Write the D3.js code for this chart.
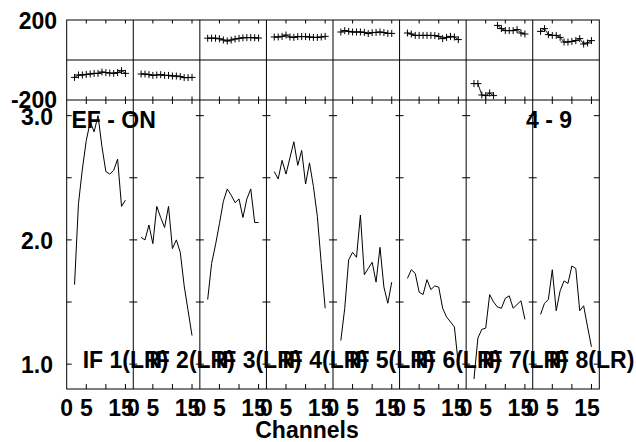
<!DOCTYPE html>
<html><head><meta charset="utf-8">
<script src="https://cdn.jsdelivr.net/npm/d3@7"></script>
<style>
body{margin:0;background:#fff}
text{font-family:"Liberation Sans",Arial,Helvetica,sans-serif;font-weight:bold;fill:#000;font-size:23px}
</style>
</head><body><svg id="c" width="636" height="442"></svg>
<script>
// ---- data ----
const channels = [2,3,4,5,6,7,8,9,10,11,12,13,14,15];
const ifLabels = ["IF 1(LR)","IF 2(LR)","IF 3(LR)","IF 4(LR)","IF 5(LR)","IF 6(LR)","IF 7(LR)","IF 8(LR)"];

const amp1 = [1.64,2.29,2.57,2.80,2.95,2.87,3.00,2.75,2.55,2.53,2.56,2.65,2.27,2.32];
const amp2 = [2.02,2.00,2.12,1.97,2.27,2.18,2.10,2.27,1.93,2.00,1.90,1.63,1.43,1.23];
const amp3 = [1.52,1.81,1.96,2.13,2.31,2.41,2.36,2.30,2.33,2.18,2.33,2.41,2.14,2.14];
const amp4 = [2.55,2.49,2.64,2.53,2.66,2.79,2.60,2.72,2.45,2.62,2.43,2.19,1.81,1.45];
const amp5 = [1.19,1.45,1.84,1.90,1.86,2.20,1.72,1.77,1.82,1.66,1.94,1.62,1.49,1.66];
const amp6 = [1.69,1.76,1.73,1.58,1.56,1.68,1.60,1.63,1.62,1.45,1.38,1.34,1.30,1.00];
const amp7 = [0.88,1.21,1.28,1.29,1.56,1.50,1.46,1.45,1.53,1.55,1.45,1.48,1.51,1.36];
const amp8 = [1.40,1.49,1.52,1.76,1.43,1.59,1.67,1.65,1.79,1.77,1.43,1.47,1.30,1.14];

const phase1 = [-87,-75,-75,-72,-70,-67,-67,-60,-63,-65,-67,-63,-53,-67];
const phase2 = [-70,-70,-73,-77,-75,-73,-77,-77,-80,-80,-83,-88,-88,-87];
const phase3 = [109,109,109,106,100,95,100,105,108,111,112,112,111,110];
const phase4 = [115,115,118,125,115,113,117,117,117,115,113,113,115,118];
const phase5 = [140,147,143,140,140,140,138,132,137,138,140,137,133,133];
const phase6 = [135,130,123,123,123,123,123,122,118,107,113,118,115,102];
const phase7 = [-118,-118,-175,-178,-165,-178,173,157,147,147,147,152,135,130];
const phase8 = [143,157,127,123,123,113,90,90,93,97,107,80,85,97];

const ampSeries = [amp1,amp2,amp3,amp4,amp5,amp6,amp7,amp8];
const phaseSeries = [phase1,phase2,phase3,phase4,phase5,phase6,phase7,phase8];

const ampTickValues = [1.0,1.5,2.0,2.5,3.0];
const ampTickLabels = [{v:1.0,t:"1.0"},{v:2.0,t:"2.0"},{v:3.0,t:"3.0"}];
const phaseTickLabels = [{v:200,t:"200"},{v:-200,t:"-200"}];
const chanTickValues = [5,10,15];
const chanTickLabels = [{v:0,t:"0"},{v:5,t:"5"},{v:15,t:"15"}];
const titleLeft = "EF - ON";
const titleRight = "4 - 9";
const xTitle = "Channels";

// ---- layout ----
const L = 66.7, R = 599.3, phTop = 20, phBot = 100, ampBot = 389;
const nPan = 8;
const svg = d3.select("#c");
const g = svg.append("g");

const xPanel = d3.scaleLinear().domain([0,nPan]).range([L,R]);
const yPh = d3.scaleLinear().domain([-200,200]).range([phBot,phTop]);
const yAmp = d3.scaleLinear().domain([0.8,3.126]).range([ampBot,phBot]);
const xs = d3.range(nPan).map(i => d3.scaleLinear().domain([0,17]).range([xPanel(i),xPanel(i+1)]));

const stroke = "#000";
function line(x1,y1,x2,y2,w){
  g.append("line").attr("x1",x1).attr("y1",y1).attr("x2",x2).attr("y2",y2)
   .attr("stroke",stroke).attr("stroke-width",w||1);
}

// frames
g.append("rect").attr("x",L).attr("y",phTop).attr("width",R-L).attr("height",ampBot-phTop)
 .attr("fill","none").attr("stroke",stroke);
line(L,phBot,R,phBot);
line(L,yPh(0),R,yPh(0));
for(let i=1;i<nPan;i++) line(xPanel(i),phTop,xPanel(i),ampBot);

// x ticks
xs.forEach(x=>{
  chanTickValues.forEach(v=>{
    const px = x(v);
    line(px,phTop,px,phTop+3.5);
    line(px,phBot-3.5,px,phBot+4);
    line(px,ampBot,px,ampBot-5);
  });
});
// amp y ticks
ampTickValues.forEach(v=>{
  const py = yAmp(v);
  line(L,py,L+5,py);
  line(R-5.5,py,R,py);
  for(let i=1;i<nPan;i++) line(xPanel(i)-4,py,xPanel(i)+4,py);
});

// amplitude lines
const ampLine = (x)=>d3.line().x((d,j)=>x(channels[j])).y(d=>yAmp(d));
ampSeries.forEach((s,i)=>{
  g.append("path").attr("d",ampLine(xs[i])(s)).attr("fill","none")
   .attr("stroke","#000").attr("stroke-width",1).attr("stroke-linejoin","miter");
});

// phase lines with cross markers
phaseSeries.forEach((s,i)=>{
  const x = xs[i];
  // connect consecutive points only if no wrap jump
  const segs = [];
  let cur = [];
  s.forEach((d,j)=>{
    if(j>0 && Math.abs(d - s[j-1])>180){ segs.push(cur); cur=[]; }
    cur.push([x(channels[j]), yPh(d)]);
  });
  segs.push(cur);
  segs.forEach(seg=>{
    g.append("path").attr("d",d3.line()(seg)).attr("fill","none").attr("stroke","#000").attr("stroke-width",0.9);
  });
  s.forEach((d,j)=>{
    const px = x(channels[j]), py = yPh(d);
    g.append("path").attr("d",`M${px-3.5},${py}H${px+3.5}M${px},${py-3.5}V${py+3.5}`)
     .attr("stroke","#000").attr("stroke-width",1).attr("fill","none");
  });
});

// labels
phaseTickLabels.forEach(d=>{
  g.append("text").attr("x",57).attr("y",yPh(d.v)+(d.v>0?9.3:8)).attr("text-anchor","end").text(d.t);
});
ampTickLabels.forEach(d=>{
  g.append("text").attr("x",53).attr("y",yAmp(d.v)+9).attr("text-anchor","end").text(d.t);
});
xs.forEach(x=>{
  chanTickLabels.forEach(d=>{
    const off = d.v===15 ? -4.5 : 0;
    g.append("text").attr("x",x(d.v)+off).attr("y",416).attr("text-anchor","middle").text(d.t);
  });
});
g.append("text").attr("x",307).attr("y",438).attr("text-anchor","middle").text(xTitle);
g.append("text").attr("x",71.5).attr("y",128.3).text(titleLeft);
g.append("text").attr("x",572).attr("y",128.3).attr("text-anchor","end").text(titleRight);
ifLabels.forEach((t,i)=>{
  g.append("text").attr("x",xPanel(i)+16).attr("y",368.3).text(t);
});
</script>
</body></html>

CHALLENGE:
Quote every line word for word and keep the images out of the copy.

SOLUTION TO THIS PROBLEM:
Write the D3.js code for this chart.
<!DOCTYPE html>
<html><head><meta charset="utf-8">
<script src="https://cdn.jsdelivr.net/npm/d3@7"></script>
<style>
body{margin:0;background:#fff}
text{font-family:"Liberation Sans",Arial,Helvetica,sans-serif;font-weight:bold;fill:#000;font-size:23px}
</style>
</head><body><svg id="c" width="636" height="442"></svg>
<script>
// ---- data ----
const channels = [2,3,4,5,6,7,8,9,10,11,12,13,14,15];
const ifLabels = ["IF 1(LR)","IF 2(LR)","IF 3(LR)","IF 4(LR)","IF 5(LR)","IF 6(LR)","IF 7(LR)","IF 8(LR)"];

const amp1 = [1.64,2.29,2.57,2.80,2.95,2.87,3.00,2.75,2.55,2.53,2.56,2.65,2.27,2.32];
const amp2 = [2.02,2.00,2.12,1.97,2.27,2.18,2.10,2.27,1.93,2.00,1.90,1.63,1.43,1.23];
const amp3 = [1.52,1.81,1.96,2.13,2.31,2.41,2.36,2.30,2.33,2.18,2.33,2.41,2.14,2.14];
const amp4 = [2.55,2.49,2.64,2.53,2.66,2.79,2.60,2.72,2.45,2.62,2.43,2.19,1.81,1.45];
const amp5 = [1.19,1.45,1.84,1.90,1.86,2.20,1.72,1.77,1.82,1.66,1.94,1.62,1.49,1.66];
const amp6 = [1.69,1.76,1.73,1.58,1.56,1.68,1.60,1.63,1.62,1.45,1.38,1.34,1.30,1.00];
const amp7 = [0.88,1.21,1.28,1.29,1.56,1.50,1.46,1.45,1.53,1.55,1.45,1.48,1.51,1.36];
const amp8 = [1.40,1.49,1.52,1.76,1.43,1.59,1.67,1.65,1.79,1.77,1.43,1.47,1.30,1.14];

const phase1 = [-87,-75,-75,-72,-70,-67,-67,-60,-63,-65,-67,-63,-53,-67];
const phase2 = [-70,-70,-73,-77,-75,-73,-77,-77,-80,-80,-83,-88,-88,-87];
const phase3 = [109,109,109,106,100,95,100,105,108,111,112,112,111,110];
const phase4 = [115,115,118,125,115,113,117,117,117,115,113,113,115,118];
const phase5 = [140,147,143,140,140,140,138,132,137,138,140,137,133,133];
const phase6 = [135,130,123,123,123,123,123,122,118,107,113,118,115,102];
const phase7 = [-118,-118,-175,-178,-165,-178,173,157,147,147,147,152,135,130];
const phase8 = [143,157,127,123,123,113,90,90,93,97,107,80,85,97];

const ampSeries = [amp1,amp2,amp3,amp4,amp5,amp6,amp7,amp8];
const phaseSeries = [phase1,phase2,phase3,phase4,phase5,phase6,phase7,phase8];

const ampTickValues = [1.0,1.5,2.0,2.5,3.0];
const ampTickLabels = [{v:1.0,t:"1.0"},{v:2.0,t:"2.0"},{v:3.0,t:"3.0"}];
const phaseTickLabels = [{v:200,t:"200"},{v:-200,t:"-200"}];
const chanTickValues = [5,10,15];
const chanTickLabels = [{v:0,t:"0"},{v:5,t:"5"},{v:15,t:"15"}];
const titleLeft = "EF - ON";
const titleRight = "4 - 9";
const xTitle = "Channels";

// ---- layout ----
const L = 66.7, R = 599.3, phTop = 20, phBot = 100, ampBot = 389;
const nPan = 8;
const svg = d3.select("#c");
const g = svg.append("g");

const xPanel = d3.scaleLinear().domain([0,nPan]).range([L,R]);
const yPh = d3.scaleLinear().domain([-200,200]).range([phBot,phTop]);
const yAmp = d3.scaleLinear().domain([0.8,3.126]).range([ampBot,phBot]);
const xs = d3.range(nPan).map(i => d3.scaleLinear().domain([0,17]).range([xPanel(i),xPanel(i+1)]));

const stroke = "#000";
function line(x1,y1,x2,y2,w){
  g.append("line").attr("x1",x1).attr("y1",y1).attr("x2",x2).attr("y2",y2)
   .attr("stroke",stroke).attr("stroke-width",w||1);
}

// frames
g.append("rect").attr("x",L).attr("y",phTop).attr("width",R-L).attr("height",ampBot-phTop)
 .attr("fill","none").attr("stroke",stroke);
line(L,phBot,R,phBot);
line(L,yPh(0),R,yPh(0));
for(let i=1;i<nPan;i++) line(xPanel(i),phTop,xPanel(i),ampBot);

// x ticks
xs.forEach(x=>{
  chanTickValues.forEach(v=>{
    const px = x(v);
    line(px,phTop,px,phTop+3.5);
    line(px,phBot-3.5,px,phBot+4);
    line(px,ampBot,px,ampBot-5);
  });
});
// amp y ticks
ampTickValues.forEach(v=>{
  const py = yAmp(v);
  line(L,py,L+5,py);
  line(R-5.5,py,R,py);
  for(let i=1;i<nPan;i++) line(xPanel(i)-4,py,xPanel(i)+4,py);
});

// amplitude lines
const ampLine = (x)=>d3.line().x((d,j)=>x(channels[j])).y(d=>yAmp(d));
ampSeries.forEach((s,i)=>{
  g.append("path").attr("d",ampLine(xs[i])(s)).attr("fill","none")
   .attr("stroke","#000").attr("stroke-width",1).attr("stroke-linejoin","miter");
});

// phase lines with cross markers
phaseSeries.forEach((s,i)=>{
  const x = xs[i];
  // connect consecutive points only if no wrap jump
  const segs = [];
  let cur = [];
  s.forEach((d,j)=>{
    if(j>0 && Math.abs(d - s[j-1])>180){ segs.push(cur); cur=[]; }
    cur.push([x(channels[j]), yPh(d)]);
  });
  segs.push(cur);
  segs.forEach(seg=>{
    g.append("path").attr("d",d3.line()(seg)).attr("fill","none").attr("stroke","#000").attr("stroke-width",0.9);
  });
  s.forEach((d,j)=>{
    const px = x(channels[j]), py = yPh(d);
    g.append("path").attr("d",`M${px-3.5},${py}H${px+3.5}M${px},${py-3.5}V${py+3.5}`)
     .attr("stroke","#000").attr("stroke-width",1).attr("fill","none");
  });
});

// labels
phaseTickLabels.forEach(d=>{
  g.append("text").attr("x",57).attr("y",yPh(d.v)+(d.v>0?9.3:8)).attr("text-anchor","end").text(d.t);
});
ampTickLabels.forEach(d=>{
  g.append("text").attr("x",53).attr("y",yAmp(d.v)+9).attr("text-anchor","end").text(d.t);
});
xs.forEach(x=>{
  chanTickLabels.forEach(d=>{
    const off = d.v===15 ? -4.5 : 0;
    g.append("text").attr("x",x(d.v)+off).attr("y",416).attr("text-anchor","middle").text(d.t);
  });
});
g.append("text").attr("x",307).attr("y",438).attr("text-anchor","middle").text(xTitle);
g.append("text").attr("x",71.5).attr("y",128.3).text(titleLeft);
g.append("text").attr("x",572).attr("y",128.3).attr("text-anchor","end").text(titleRight);
ifLabels.forEach((t,i)=>{
  g.append("text").attr("x",xPanel(i)+16).attr("y",368.3).text(t);
});
</script>
</body></html>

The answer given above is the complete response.